** EXERCISE TASK **
Restate the full listing word for word and leave the pictures out.

+-------+

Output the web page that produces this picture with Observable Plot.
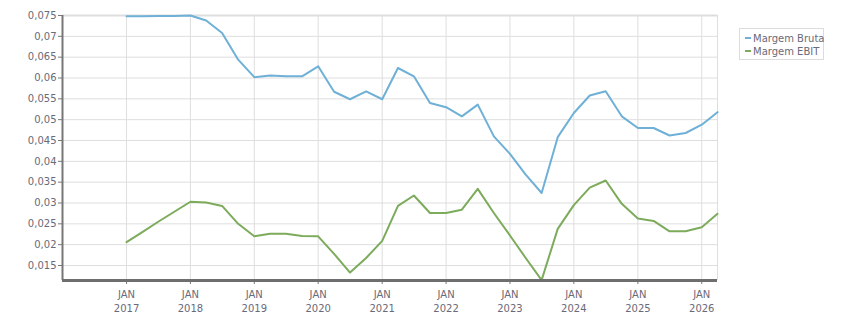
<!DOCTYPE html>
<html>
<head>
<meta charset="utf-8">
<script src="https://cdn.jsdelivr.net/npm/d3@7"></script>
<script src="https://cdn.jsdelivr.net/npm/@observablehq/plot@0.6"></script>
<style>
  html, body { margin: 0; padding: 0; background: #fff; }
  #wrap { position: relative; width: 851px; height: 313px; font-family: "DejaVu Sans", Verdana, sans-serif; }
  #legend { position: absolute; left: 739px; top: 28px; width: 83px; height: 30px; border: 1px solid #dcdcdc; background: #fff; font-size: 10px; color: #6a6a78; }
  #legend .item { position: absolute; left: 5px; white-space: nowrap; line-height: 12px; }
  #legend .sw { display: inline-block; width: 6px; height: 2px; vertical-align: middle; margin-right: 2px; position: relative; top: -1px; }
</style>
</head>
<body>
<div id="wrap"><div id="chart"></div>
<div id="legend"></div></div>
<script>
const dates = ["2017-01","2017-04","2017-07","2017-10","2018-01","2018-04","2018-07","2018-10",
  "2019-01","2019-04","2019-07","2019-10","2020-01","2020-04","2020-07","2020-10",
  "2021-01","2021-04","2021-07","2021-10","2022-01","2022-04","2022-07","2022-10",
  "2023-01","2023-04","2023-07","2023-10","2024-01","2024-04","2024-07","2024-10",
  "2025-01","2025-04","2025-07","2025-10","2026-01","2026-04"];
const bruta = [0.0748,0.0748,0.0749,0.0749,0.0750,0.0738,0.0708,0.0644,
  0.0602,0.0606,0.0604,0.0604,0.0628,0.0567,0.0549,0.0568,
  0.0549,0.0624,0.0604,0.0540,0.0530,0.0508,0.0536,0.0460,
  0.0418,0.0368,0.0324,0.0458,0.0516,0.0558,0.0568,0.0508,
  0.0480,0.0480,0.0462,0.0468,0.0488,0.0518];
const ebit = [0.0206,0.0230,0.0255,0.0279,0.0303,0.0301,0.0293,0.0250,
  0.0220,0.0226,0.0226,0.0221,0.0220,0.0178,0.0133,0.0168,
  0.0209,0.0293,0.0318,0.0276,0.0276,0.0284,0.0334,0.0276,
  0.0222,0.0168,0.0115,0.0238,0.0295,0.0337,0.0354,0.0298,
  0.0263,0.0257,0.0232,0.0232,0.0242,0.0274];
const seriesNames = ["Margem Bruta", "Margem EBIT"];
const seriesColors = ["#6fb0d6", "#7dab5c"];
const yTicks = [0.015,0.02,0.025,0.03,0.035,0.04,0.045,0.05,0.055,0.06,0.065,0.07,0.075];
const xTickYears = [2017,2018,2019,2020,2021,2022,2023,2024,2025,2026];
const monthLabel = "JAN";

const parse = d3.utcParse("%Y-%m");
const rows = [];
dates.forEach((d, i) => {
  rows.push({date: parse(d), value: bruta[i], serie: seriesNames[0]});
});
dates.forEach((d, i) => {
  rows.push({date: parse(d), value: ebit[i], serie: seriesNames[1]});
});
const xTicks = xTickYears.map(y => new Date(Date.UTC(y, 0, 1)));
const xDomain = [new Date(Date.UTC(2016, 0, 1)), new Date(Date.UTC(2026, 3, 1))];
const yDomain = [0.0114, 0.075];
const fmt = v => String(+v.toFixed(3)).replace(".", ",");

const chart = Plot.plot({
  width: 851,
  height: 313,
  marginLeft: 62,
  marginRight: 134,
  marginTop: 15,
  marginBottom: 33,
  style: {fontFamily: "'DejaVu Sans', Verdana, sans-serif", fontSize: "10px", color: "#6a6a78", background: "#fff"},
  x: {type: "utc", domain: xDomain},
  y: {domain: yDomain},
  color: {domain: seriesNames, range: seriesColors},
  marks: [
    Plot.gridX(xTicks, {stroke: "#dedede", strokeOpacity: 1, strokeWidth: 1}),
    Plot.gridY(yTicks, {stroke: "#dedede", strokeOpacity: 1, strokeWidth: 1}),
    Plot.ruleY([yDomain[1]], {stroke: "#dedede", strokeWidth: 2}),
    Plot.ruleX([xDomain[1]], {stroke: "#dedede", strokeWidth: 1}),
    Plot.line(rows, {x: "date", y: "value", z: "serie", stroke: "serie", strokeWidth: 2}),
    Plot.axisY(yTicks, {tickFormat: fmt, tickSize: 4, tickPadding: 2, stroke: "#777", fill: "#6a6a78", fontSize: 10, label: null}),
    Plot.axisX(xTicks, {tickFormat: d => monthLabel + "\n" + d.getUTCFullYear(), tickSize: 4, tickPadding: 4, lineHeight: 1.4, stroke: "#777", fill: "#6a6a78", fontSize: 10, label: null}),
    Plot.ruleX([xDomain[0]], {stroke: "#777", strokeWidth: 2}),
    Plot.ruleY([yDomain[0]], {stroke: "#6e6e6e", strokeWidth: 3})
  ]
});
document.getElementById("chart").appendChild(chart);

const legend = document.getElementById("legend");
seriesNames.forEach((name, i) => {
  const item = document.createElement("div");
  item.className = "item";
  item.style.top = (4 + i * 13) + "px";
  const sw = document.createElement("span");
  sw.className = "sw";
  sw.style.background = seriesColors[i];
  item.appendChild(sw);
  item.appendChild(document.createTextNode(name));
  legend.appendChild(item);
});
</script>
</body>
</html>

+-------+

** FINISHED ANSWER **
Output the web page that produces this picture with Observable Plot.
<!DOCTYPE html>
<html>
<head>
<meta charset="utf-8">
<script src="https://cdn.jsdelivr.net/npm/d3@7"></script>
<script src="https://cdn.jsdelivr.net/npm/@observablehq/plot@0.6"></script>
<style>
  html, body { margin: 0; padding: 0; background: #fff; }
  #wrap { position: relative; width: 851px; height: 313px; font-family: "DejaVu Sans", Verdana, sans-serif; }
  #legend { position: absolute; left: 739px; top: 28px; width: 83px; height: 30px; border: 1px solid #dcdcdc; background: #fff; font-size: 10px; color: #6a6a78; }
  #legend .item { position: absolute; left: 5px; white-space: nowrap; line-height: 12px; }
  #legend .sw { display: inline-block; width: 6px; height: 2px; vertical-align: middle; margin-right: 2px; position: relative; top: -1px; }
</style>
</head>
<body>
<div id="wrap"><div id="chart"></div>
<div id="legend"></div></div>
<script>
const dates = ["2017-01","2017-04","2017-07","2017-10","2018-01","2018-04","2018-07","2018-10",
  "2019-01","2019-04","2019-07","2019-10","2020-01","2020-04","2020-07","2020-10",
  "2021-01","2021-04","2021-07","2021-10","2022-01","2022-04","2022-07","2022-10",
  "2023-01","2023-04","2023-07","2023-10","2024-01","2024-04","2024-07","2024-10",
  "2025-01","2025-04","2025-07","2025-10","2026-01","2026-04"];
const bruta = [0.0748,0.0748,0.0749,0.0749,0.0750,0.0738,0.0708,0.0644,
  0.0602,0.0606,0.0604,0.0604,0.0628,0.0567,0.0549,0.0568,
  0.0549,0.0624,0.0604,0.0540,0.0530,0.0508,0.0536,0.0460,
  0.0418,0.0368,0.0324,0.0458,0.0516,0.0558,0.0568,0.0508,
  0.0480,0.0480,0.0462,0.0468,0.0488,0.0518];
const ebit = [0.0206,0.0230,0.0255,0.0279,0.0303,0.0301,0.0293,0.0250,
  0.0220,0.0226,0.0226,0.0221,0.0220,0.0178,0.0133,0.0168,
  0.0209,0.0293,0.0318,0.0276,0.0276,0.0284,0.0334,0.0276,
  0.0222,0.0168,0.0115,0.0238,0.0295,0.0337,0.0354,0.0298,
  0.0263,0.0257,0.0232,0.0232,0.0242,0.0274];
const seriesNames = ["Margem Bruta", "Margem EBIT"];
const seriesColors = ["#6fb0d6", "#7dab5c"];
const yTicks = [0.015,0.02,0.025,0.03,0.035,0.04,0.045,0.05,0.055,0.06,0.065,0.07,0.075];
const xTickYears = [2017,2018,2019,2020,2021,2022,2023,2024,2025,2026];
const monthLabel = "JAN";

const parse = d3.utcParse("%Y-%m");
const rows = [];
dates.forEach((d, i) => {
  rows.push({date: parse(d), value: bruta[i], serie: seriesNames[0]});
});
dates.forEach((d, i) => {
  rows.push({date: parse(d), value: ebit[i], serie: seriesNames[1]});
});
const xTicks = xTickYears.map(y => new Date(Date.UTC(y, 0, 1)));
const xDomain = [new Date(Date.UTC(2016, 0, 1)), new Date(Date.UTC(2026, 3, 1))];
const yDomain = [0.0114, 0.075];
const fmt = v => String(+v.toFixed(3)).replace(".", ",");

const chart = Plot.plot({
  width: 851,
  height: 313,
  marginLeft: 62,
  marginRight: 134,
  marginTop: 15,
  marginBottom: 33,
  style: {fontFamily: "'DejaVu Sans', Verdana, sans-serif", fontSize: "10px", color: "#6a6a78", background: "#fff"},
  x: {type: "utc", domain: xDomain},
  y: {domain: yDomain},
  color: {domain: seriesNames, range: seriesColors},
  marks: [
    Plot.gridX(xTicks, {stroke: "#dedede", strokeOpacity: 1, strokeWidth: 1}),
    Plot.gridY(yTicks, {stroke: "#dedede", strokeOpacity: 1, strokeWidth: 1}),
    Plot.ruleY([yDomain[1]], {stroke: "#dedede", strokeWidth: 2}),
    Plot.ruleX([xDomain[1]], {stroke: "#dedede", strokeWidth: 1}),
    Plot.line(rows, {x: "date", y: "value", z: "serie", stroke: "serie", strokeWidth: 2}),
    Plot.axisY(yTicks, {tickFormat: fmt, tickSize: 4, tickPadding: 2, stroke: "#777", fill: "#6a6a78", fontSize: 10, label: null}),
    Plot.axisX(xTicks, {tickFormat: d => monthLabel + "\n" + d.getUTCFullYear(), tickSize: 4, tickPadding: 4, lineHeight: 1.4, stroke: "#777", fill: "#6a6a78", fontSize: 10, label: null}),
    Plot.ruleX([xDomain[0]], {stroke: "#777", strokeWidth: 2}),
    Plot.ruleY([yDomain[0]], {stroke: "#6e6e6e", strokeWidth: 3})
  ]
});
document.getElementById("chart").appendChild(chart);

const legend = document.getElementById("legend");
seriesNames.forEach((name, i) => {
  const item = document.createElement("div");
  item.className = "item";
  item.style.top = (4 + i * 13) + "px";
  const sw = document.createElement("span");
  sw.className = "sw";
  sw.style.background = seriesColors[i];
  item.appendChild(sw);
  item.appendChild(document.createTextNode(name));
  legend.appendChild(item);
});
</script>
</body>
</html>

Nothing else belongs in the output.